Division 4 - Cessation of the DRS
- Madam, if the debtor completes the repayment plan, section 56N empowers the OA to issue him a certificate of completion. When this happens, the debtor will be released from all his debts which are proved under the DRS, which thereafter ceases.
- However, there are a few scenarios where the DRS would be considered to have ceased but with the debtor not deemed to have completed the scheme, remaining liable for debts under it. I have described the first scenario above where specific new debts more than $50,000 surface in the two situations highlighted. The debtor is then issued a certificate of inapplicability.

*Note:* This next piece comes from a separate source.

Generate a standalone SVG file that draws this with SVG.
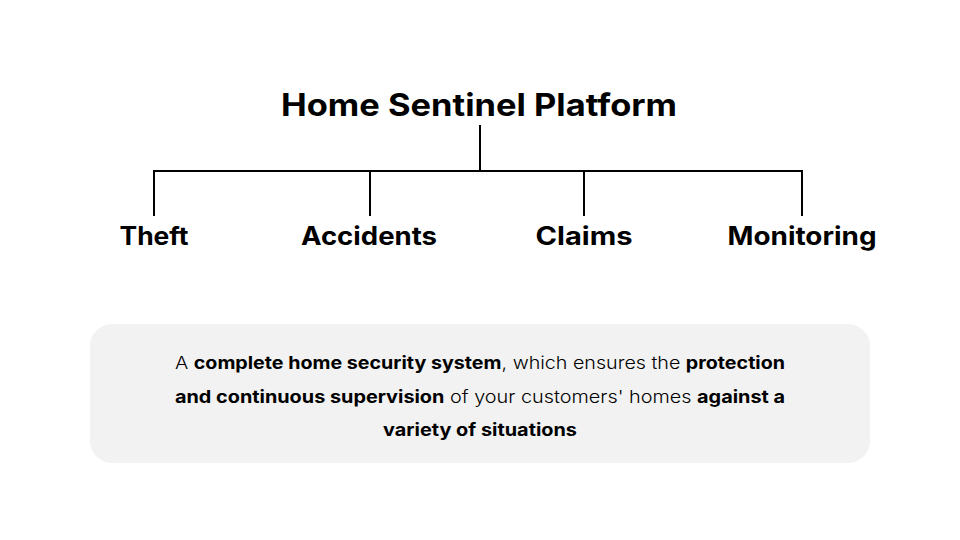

- The second scenario is where the debtor does not abide by the terms of the repayment plan or fails to fulfill his duties under it. Section 56M then empowers the OA to issue the debtor a certificate of failure.
- And the third scenario is when the debtor completes the DRS, but it is subsequently discovered that the debtor had failed to disclose all his property, had not informed the OA of the disposal of his property, or had obtained the approval or modification of his debt repayment plan by means of fraud, false representation or concealment of material facts. Section 56O then empowers the OA to revoke the certificate of completion that had been issued.
- When the OA issues a certificate of inapplicability or a certificate of failure, or revokes a certificate of completion, a debtor will be presumed to be unable to pay off his debts. Any creditor who has proved his debt under the scheme may then rely on this presumption to commence bankruptcy proceedings against the debtor in respect of that debt. [Clause 9]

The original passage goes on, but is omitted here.